▶ **WRITTEN TASK**: Look through the data below. Pick out the lines holding the string "Output".

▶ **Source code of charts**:

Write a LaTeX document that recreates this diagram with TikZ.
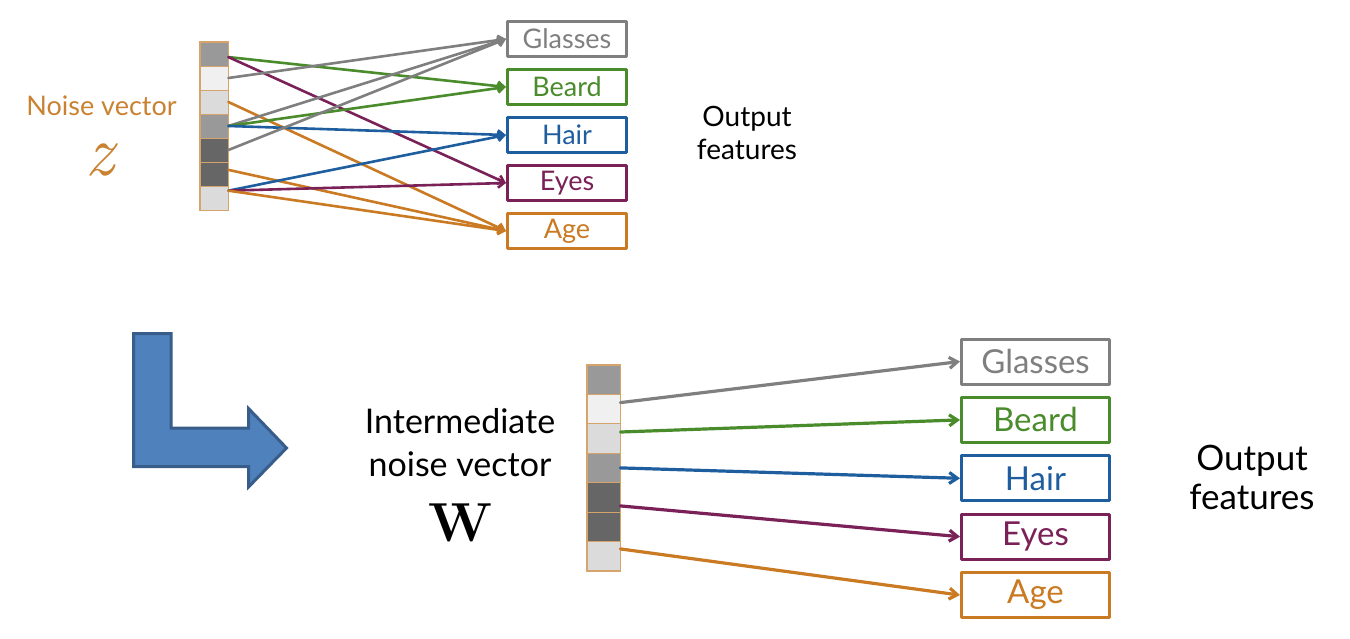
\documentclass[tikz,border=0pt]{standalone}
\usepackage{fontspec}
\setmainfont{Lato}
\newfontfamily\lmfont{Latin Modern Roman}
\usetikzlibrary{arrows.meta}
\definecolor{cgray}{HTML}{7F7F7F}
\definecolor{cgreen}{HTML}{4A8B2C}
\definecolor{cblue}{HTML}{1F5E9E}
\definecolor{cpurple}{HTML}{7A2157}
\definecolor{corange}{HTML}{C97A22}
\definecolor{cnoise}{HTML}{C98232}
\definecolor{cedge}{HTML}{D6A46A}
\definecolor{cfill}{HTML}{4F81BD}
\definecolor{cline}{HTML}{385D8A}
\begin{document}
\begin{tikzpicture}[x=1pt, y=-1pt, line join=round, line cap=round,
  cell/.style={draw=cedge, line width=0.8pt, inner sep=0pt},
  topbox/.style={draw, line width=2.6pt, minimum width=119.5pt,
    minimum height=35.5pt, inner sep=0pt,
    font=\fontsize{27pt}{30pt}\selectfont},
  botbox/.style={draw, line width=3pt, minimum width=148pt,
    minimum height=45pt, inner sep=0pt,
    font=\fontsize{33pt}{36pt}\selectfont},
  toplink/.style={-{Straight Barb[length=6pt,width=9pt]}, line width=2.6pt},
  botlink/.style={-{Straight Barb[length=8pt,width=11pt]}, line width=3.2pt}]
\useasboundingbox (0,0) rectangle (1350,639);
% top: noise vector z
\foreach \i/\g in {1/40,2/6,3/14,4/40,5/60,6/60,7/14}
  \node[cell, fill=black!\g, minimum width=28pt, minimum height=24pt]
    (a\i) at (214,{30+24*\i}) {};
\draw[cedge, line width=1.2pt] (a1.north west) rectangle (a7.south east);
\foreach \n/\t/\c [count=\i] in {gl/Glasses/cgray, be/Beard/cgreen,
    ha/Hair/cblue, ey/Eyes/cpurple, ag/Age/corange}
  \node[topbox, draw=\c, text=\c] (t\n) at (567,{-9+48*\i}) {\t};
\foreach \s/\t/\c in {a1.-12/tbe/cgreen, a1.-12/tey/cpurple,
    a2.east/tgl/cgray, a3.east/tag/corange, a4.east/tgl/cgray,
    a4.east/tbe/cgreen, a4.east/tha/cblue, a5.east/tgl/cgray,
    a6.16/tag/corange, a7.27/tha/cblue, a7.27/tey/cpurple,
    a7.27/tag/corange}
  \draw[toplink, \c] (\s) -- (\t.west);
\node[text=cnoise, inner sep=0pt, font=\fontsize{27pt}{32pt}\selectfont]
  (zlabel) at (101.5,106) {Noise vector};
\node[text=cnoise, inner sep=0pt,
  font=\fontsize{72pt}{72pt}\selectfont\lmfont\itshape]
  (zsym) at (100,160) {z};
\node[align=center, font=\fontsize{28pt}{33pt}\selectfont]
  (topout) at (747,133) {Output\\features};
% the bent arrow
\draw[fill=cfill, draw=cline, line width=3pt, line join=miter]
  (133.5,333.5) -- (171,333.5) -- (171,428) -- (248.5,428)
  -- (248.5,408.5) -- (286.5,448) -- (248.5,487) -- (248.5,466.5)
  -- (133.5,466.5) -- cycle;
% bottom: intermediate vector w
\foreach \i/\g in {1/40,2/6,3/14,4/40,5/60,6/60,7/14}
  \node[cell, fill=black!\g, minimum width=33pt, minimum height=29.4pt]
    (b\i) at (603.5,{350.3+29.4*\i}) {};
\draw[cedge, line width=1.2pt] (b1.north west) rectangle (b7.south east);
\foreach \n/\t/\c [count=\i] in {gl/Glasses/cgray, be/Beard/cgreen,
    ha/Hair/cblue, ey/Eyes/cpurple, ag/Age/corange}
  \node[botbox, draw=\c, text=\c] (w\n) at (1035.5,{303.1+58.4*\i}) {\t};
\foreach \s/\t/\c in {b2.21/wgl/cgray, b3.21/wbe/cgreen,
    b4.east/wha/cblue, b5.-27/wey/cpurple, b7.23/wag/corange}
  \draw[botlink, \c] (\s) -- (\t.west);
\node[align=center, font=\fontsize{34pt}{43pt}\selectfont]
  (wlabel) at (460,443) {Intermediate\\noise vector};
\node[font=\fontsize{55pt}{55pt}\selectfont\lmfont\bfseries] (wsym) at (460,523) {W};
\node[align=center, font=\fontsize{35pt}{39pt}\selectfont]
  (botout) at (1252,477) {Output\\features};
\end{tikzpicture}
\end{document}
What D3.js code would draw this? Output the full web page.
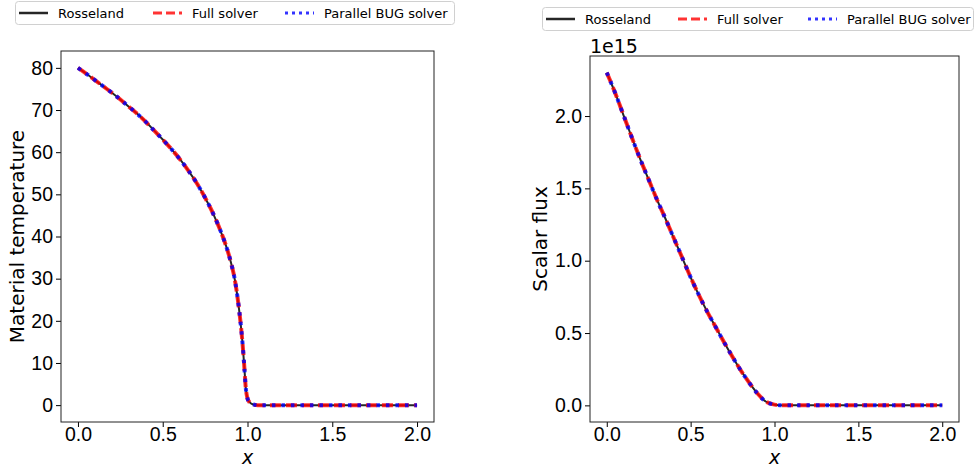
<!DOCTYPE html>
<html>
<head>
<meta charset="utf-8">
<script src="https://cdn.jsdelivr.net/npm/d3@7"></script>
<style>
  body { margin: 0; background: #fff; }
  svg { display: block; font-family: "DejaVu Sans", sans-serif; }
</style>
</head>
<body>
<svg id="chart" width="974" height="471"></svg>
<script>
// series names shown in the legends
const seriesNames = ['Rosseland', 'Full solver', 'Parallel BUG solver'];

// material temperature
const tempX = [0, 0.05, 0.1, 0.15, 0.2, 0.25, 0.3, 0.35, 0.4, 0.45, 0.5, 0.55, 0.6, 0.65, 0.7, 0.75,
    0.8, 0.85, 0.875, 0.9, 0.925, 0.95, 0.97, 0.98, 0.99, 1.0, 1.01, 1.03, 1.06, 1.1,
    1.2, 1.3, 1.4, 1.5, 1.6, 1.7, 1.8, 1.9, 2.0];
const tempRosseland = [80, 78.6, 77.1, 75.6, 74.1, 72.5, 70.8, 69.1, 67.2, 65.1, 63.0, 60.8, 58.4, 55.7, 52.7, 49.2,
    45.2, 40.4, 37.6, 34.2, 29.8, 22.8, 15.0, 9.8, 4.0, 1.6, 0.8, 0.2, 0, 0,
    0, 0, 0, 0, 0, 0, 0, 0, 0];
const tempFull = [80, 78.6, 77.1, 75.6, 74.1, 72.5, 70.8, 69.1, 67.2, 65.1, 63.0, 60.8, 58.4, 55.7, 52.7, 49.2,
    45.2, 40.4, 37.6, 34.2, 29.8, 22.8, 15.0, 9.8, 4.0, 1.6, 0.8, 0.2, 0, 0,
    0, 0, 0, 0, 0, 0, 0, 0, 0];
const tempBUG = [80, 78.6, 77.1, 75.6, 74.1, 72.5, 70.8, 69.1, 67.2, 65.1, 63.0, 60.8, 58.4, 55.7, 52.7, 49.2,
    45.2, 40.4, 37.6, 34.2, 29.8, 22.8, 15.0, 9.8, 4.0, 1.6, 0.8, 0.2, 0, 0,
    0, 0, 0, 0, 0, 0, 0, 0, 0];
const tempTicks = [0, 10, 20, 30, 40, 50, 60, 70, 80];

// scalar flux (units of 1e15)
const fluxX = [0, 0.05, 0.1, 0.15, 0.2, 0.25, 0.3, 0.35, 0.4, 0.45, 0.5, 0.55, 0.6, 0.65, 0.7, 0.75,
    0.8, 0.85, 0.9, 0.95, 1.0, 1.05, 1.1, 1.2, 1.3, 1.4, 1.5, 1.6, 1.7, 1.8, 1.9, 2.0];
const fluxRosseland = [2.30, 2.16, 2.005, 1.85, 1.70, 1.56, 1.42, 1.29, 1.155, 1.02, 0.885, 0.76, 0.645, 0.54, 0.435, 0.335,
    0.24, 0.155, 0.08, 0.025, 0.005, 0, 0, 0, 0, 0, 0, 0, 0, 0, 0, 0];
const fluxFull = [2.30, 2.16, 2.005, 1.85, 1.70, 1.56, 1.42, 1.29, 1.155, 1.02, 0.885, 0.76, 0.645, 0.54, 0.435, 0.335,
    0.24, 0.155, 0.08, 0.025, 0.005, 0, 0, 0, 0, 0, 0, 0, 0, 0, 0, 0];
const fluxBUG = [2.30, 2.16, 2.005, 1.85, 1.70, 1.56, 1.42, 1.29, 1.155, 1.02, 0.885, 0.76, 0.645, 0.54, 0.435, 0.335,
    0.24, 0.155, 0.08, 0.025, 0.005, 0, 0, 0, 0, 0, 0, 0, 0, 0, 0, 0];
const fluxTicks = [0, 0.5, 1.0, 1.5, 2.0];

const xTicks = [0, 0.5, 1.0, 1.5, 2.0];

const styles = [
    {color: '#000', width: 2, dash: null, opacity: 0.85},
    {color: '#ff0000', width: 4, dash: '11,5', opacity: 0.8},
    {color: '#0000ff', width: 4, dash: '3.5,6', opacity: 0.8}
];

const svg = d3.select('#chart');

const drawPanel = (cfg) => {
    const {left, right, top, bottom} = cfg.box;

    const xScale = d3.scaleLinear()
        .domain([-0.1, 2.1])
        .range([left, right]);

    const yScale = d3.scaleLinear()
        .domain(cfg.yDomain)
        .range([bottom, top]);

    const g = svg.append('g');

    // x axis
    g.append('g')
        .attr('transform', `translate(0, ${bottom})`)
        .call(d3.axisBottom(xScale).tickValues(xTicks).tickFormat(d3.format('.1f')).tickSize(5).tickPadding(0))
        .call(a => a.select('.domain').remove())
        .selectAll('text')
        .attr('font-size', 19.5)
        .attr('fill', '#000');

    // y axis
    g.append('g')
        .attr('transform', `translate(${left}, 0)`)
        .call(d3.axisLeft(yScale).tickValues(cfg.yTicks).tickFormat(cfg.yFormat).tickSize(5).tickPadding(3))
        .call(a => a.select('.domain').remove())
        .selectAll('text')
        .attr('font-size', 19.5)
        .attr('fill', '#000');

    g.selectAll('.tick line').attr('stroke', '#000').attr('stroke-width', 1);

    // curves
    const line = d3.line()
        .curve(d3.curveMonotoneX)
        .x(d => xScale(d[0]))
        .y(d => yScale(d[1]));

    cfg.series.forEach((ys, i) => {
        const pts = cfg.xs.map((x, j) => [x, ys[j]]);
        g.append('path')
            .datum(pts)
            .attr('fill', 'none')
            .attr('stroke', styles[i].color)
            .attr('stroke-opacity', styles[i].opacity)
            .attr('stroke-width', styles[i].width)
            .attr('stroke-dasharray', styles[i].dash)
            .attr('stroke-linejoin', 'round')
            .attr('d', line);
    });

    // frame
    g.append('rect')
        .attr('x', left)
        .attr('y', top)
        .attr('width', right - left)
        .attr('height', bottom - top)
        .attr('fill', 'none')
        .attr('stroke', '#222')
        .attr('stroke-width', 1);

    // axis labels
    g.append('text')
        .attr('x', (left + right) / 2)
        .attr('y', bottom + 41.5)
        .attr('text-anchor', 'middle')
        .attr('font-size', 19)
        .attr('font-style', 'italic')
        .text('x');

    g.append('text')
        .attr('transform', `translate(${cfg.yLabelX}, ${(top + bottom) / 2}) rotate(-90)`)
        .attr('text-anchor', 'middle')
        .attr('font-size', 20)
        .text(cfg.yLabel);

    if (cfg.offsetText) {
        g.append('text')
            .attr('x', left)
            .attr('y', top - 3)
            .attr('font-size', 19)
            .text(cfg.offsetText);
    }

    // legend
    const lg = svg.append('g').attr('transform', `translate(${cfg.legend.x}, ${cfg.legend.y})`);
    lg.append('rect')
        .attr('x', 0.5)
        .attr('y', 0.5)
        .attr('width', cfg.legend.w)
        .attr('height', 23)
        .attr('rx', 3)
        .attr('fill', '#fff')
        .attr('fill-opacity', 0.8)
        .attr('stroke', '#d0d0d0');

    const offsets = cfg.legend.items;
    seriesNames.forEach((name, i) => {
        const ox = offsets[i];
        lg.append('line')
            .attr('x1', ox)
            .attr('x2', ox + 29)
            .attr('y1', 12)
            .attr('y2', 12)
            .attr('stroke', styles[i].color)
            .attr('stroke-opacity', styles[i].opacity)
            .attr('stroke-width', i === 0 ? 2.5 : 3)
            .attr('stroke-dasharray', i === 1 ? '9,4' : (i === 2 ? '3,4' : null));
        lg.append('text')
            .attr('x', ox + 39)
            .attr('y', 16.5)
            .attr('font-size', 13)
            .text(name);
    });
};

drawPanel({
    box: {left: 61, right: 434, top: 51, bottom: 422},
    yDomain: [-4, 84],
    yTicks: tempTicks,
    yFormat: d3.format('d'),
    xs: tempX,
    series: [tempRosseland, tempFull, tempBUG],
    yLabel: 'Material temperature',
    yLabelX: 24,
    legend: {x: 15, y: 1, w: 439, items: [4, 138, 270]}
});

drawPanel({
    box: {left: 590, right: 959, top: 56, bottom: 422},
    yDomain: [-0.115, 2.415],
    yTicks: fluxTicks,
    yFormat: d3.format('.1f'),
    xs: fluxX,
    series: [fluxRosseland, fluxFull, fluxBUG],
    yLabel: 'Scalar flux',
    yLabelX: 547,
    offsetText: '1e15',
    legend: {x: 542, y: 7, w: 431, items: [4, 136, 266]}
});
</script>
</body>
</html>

▶ **COMPLETE ANSWER**:
  (topout) at (747,133) {Output\\features};
  (botout) at (1252,477) {Output\\features};
What D3.js code would draw this? Output the full web page.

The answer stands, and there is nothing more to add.